→ Excerpted data:
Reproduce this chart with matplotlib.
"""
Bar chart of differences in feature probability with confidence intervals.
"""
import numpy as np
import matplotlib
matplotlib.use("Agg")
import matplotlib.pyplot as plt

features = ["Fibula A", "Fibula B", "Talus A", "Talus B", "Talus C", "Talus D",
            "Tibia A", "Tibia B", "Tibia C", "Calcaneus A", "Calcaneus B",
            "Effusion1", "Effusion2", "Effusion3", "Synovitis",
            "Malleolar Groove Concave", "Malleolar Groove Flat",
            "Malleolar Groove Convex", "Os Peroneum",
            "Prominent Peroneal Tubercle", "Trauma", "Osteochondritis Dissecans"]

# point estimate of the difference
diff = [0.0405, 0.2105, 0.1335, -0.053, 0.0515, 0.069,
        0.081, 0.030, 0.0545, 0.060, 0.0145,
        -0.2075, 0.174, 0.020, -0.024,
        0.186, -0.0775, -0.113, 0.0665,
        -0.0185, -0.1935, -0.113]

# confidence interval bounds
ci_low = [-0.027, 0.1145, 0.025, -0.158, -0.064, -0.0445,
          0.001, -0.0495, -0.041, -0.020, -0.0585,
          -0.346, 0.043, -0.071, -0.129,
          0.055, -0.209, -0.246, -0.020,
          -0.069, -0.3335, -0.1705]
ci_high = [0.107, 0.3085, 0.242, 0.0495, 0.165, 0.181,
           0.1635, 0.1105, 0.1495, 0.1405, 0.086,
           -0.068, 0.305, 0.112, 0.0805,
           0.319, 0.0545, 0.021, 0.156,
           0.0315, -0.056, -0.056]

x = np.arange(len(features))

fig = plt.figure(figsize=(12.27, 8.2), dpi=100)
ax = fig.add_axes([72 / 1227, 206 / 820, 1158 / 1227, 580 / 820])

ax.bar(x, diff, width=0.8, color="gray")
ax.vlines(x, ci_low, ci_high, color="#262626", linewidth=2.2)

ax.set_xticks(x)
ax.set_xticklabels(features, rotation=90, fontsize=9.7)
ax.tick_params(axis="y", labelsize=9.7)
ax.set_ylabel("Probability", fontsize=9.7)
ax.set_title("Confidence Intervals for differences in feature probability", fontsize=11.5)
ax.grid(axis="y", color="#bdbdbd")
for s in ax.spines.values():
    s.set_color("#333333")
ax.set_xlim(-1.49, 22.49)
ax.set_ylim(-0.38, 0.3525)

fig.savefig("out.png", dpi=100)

---

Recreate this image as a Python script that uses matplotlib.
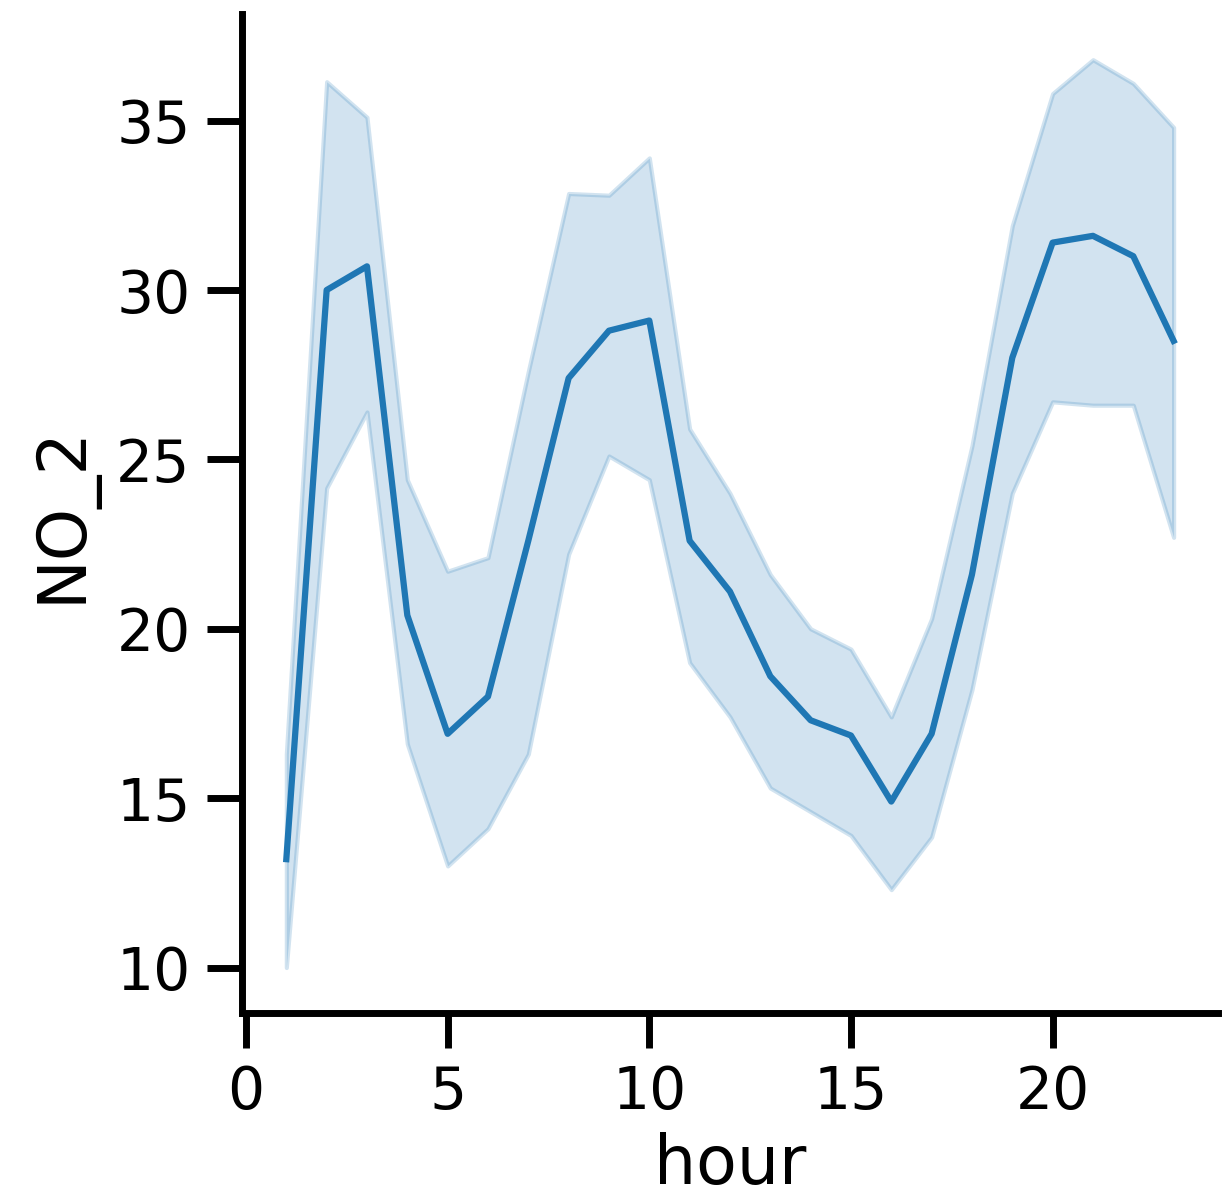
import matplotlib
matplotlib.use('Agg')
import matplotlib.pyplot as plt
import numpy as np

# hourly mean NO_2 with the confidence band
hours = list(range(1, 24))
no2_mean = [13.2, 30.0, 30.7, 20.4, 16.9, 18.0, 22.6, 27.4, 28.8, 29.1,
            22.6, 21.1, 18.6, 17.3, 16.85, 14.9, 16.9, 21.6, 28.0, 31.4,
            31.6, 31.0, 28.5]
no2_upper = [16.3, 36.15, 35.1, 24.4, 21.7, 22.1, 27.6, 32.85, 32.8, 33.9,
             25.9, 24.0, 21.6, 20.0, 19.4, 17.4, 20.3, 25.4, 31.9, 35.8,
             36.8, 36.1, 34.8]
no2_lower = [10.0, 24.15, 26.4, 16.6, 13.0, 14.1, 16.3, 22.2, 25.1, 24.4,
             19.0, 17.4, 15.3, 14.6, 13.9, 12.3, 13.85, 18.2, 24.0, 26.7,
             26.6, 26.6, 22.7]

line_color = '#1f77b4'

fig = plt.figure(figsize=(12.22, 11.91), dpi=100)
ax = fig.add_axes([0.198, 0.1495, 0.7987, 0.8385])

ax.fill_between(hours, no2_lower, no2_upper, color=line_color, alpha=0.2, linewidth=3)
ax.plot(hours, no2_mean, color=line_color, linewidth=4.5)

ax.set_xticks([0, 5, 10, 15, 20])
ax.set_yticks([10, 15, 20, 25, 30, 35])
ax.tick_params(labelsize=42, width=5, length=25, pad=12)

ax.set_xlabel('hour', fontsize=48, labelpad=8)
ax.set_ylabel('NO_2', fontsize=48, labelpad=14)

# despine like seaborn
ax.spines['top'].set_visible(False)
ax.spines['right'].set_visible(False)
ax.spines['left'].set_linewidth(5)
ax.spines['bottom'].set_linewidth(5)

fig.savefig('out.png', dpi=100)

--

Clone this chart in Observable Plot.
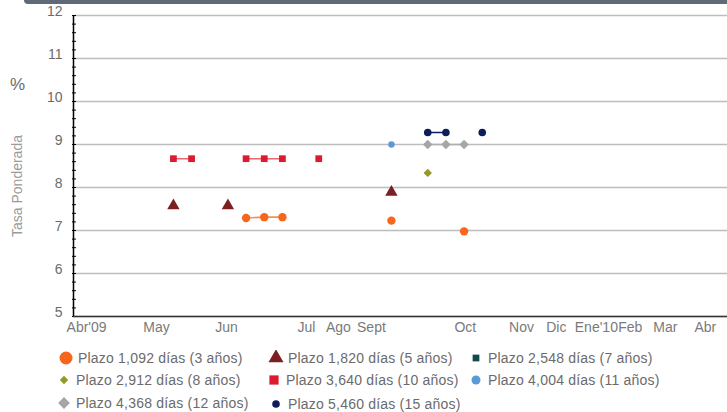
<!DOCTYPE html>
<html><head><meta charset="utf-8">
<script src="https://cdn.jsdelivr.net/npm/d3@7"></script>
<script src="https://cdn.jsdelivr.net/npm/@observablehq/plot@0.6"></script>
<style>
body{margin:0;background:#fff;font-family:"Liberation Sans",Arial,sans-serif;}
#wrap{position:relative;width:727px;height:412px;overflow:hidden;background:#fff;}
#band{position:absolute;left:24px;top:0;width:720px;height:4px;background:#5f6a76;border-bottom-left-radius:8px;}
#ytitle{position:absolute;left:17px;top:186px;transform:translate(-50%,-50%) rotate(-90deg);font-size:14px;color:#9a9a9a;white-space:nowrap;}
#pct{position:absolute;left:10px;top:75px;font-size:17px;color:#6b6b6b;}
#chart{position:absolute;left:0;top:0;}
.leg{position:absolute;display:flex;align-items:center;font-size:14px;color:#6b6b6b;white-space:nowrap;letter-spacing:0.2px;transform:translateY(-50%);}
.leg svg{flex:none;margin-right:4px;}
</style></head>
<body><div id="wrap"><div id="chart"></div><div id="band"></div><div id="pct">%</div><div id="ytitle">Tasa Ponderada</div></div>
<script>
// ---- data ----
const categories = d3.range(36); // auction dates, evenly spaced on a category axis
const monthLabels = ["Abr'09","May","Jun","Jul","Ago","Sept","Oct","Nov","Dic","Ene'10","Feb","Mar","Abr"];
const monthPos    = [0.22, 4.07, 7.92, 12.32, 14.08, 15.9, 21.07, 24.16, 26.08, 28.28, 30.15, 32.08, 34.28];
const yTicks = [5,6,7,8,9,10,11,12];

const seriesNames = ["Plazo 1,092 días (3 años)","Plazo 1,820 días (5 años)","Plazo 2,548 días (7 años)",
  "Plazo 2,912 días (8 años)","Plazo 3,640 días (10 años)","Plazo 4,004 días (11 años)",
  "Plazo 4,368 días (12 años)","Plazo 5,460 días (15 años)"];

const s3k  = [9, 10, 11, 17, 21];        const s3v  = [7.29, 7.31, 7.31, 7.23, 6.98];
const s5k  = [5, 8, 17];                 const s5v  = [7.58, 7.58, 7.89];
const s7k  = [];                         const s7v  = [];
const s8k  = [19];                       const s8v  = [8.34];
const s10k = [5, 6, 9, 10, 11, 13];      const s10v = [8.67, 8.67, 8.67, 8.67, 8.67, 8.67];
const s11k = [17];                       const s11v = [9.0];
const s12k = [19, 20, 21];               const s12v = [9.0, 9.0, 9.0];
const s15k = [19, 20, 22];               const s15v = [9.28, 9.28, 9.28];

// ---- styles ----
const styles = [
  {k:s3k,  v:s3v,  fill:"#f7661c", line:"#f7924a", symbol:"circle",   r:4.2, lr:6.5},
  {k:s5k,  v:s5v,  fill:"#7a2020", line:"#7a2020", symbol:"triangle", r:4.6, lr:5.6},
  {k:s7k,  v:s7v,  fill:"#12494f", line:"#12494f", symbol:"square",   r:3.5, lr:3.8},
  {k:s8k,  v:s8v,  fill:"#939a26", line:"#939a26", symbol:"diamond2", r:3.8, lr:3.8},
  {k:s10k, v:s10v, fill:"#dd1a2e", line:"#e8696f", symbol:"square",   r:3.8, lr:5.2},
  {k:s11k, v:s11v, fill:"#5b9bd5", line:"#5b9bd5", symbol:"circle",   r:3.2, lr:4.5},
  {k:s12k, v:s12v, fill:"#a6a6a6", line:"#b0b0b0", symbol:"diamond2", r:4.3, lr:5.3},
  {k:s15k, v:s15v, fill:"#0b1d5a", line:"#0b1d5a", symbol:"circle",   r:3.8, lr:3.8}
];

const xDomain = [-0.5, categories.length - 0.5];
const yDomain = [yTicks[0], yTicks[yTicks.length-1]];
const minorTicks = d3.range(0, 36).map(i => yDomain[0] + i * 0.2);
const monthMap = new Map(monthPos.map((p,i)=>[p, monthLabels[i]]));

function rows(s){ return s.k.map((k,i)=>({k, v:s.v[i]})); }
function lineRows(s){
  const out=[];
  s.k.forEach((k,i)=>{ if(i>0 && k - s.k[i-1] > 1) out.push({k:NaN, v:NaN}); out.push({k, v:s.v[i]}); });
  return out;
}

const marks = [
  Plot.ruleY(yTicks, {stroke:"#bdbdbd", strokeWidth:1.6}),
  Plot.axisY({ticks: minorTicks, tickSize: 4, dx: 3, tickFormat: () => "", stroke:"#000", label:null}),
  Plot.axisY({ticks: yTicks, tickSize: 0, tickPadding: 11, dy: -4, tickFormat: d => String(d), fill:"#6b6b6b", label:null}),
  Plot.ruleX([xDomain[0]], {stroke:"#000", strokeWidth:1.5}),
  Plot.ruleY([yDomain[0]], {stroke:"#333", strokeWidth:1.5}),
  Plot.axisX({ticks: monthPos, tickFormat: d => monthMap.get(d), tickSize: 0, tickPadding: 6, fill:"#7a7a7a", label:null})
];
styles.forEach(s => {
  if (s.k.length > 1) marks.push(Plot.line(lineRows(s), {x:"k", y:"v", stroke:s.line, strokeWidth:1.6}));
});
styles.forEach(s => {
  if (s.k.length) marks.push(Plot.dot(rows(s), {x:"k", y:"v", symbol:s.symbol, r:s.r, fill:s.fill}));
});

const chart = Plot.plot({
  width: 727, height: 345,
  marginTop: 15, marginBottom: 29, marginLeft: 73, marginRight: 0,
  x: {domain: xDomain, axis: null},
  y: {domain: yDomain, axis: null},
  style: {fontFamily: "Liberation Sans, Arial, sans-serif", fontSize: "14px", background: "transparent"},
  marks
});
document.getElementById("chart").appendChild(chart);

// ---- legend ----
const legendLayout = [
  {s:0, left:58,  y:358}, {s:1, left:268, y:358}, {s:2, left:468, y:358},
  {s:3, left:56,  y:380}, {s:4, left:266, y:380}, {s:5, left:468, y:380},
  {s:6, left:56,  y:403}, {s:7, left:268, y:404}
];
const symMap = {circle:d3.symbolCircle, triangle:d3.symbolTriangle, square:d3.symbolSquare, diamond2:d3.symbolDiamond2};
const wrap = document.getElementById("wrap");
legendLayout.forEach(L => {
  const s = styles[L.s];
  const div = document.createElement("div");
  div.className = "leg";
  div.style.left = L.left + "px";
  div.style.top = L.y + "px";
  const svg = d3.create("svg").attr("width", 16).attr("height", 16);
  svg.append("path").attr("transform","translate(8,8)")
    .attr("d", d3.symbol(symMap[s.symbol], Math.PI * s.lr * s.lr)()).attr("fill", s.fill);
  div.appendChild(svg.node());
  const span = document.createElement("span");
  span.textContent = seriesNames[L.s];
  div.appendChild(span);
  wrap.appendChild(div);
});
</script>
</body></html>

→ Task brief:
Extract only the lines from the line with "Reproduce this chart with matplotlib." through the line with "-0.0185, -0.1935, -0.113]", keeping both end lines exactly as they are.

→ Task response:
Reproduce this chart with matplotlib.
"""
Bar chart of differences in feature probability with confidence intervals.
"""
import numpy as np
import matplotlib
matplotlib.use("Agg")
import matplotlib.pyplot as plt

features = ["Fibula A", "Fibula B", "Talus A", "Talus B", "Talus C", "Talus D",
            "Tibia A", "Tibia B", "Tibia C", "Calcaneus A", "Calcaneus B",
            "Effusion1", "Effusion2", "Effusion3", "Synovitis",
            "Malleolar Groove Concave", "Malleolar Groove Flat",
            "Malleolar Groove Convex", "Os Peroneum",
            "Prominent Peroneal Tubercle", "Trauma", "Osteochondritis Dissecans"]

# point estimate of the difference
diff = [0.0405, 0.2105, 0.1335, -0.053, 0.0515, 0.069,
        0.081, 0.030, 0.0545, 0.060, 0.0145,
        -0.2075, 0.174, 0.020, -0.024,
        0.186, -0.0775, -0.113, 0.0665,
        -0.0185, -0.1935, -0.113]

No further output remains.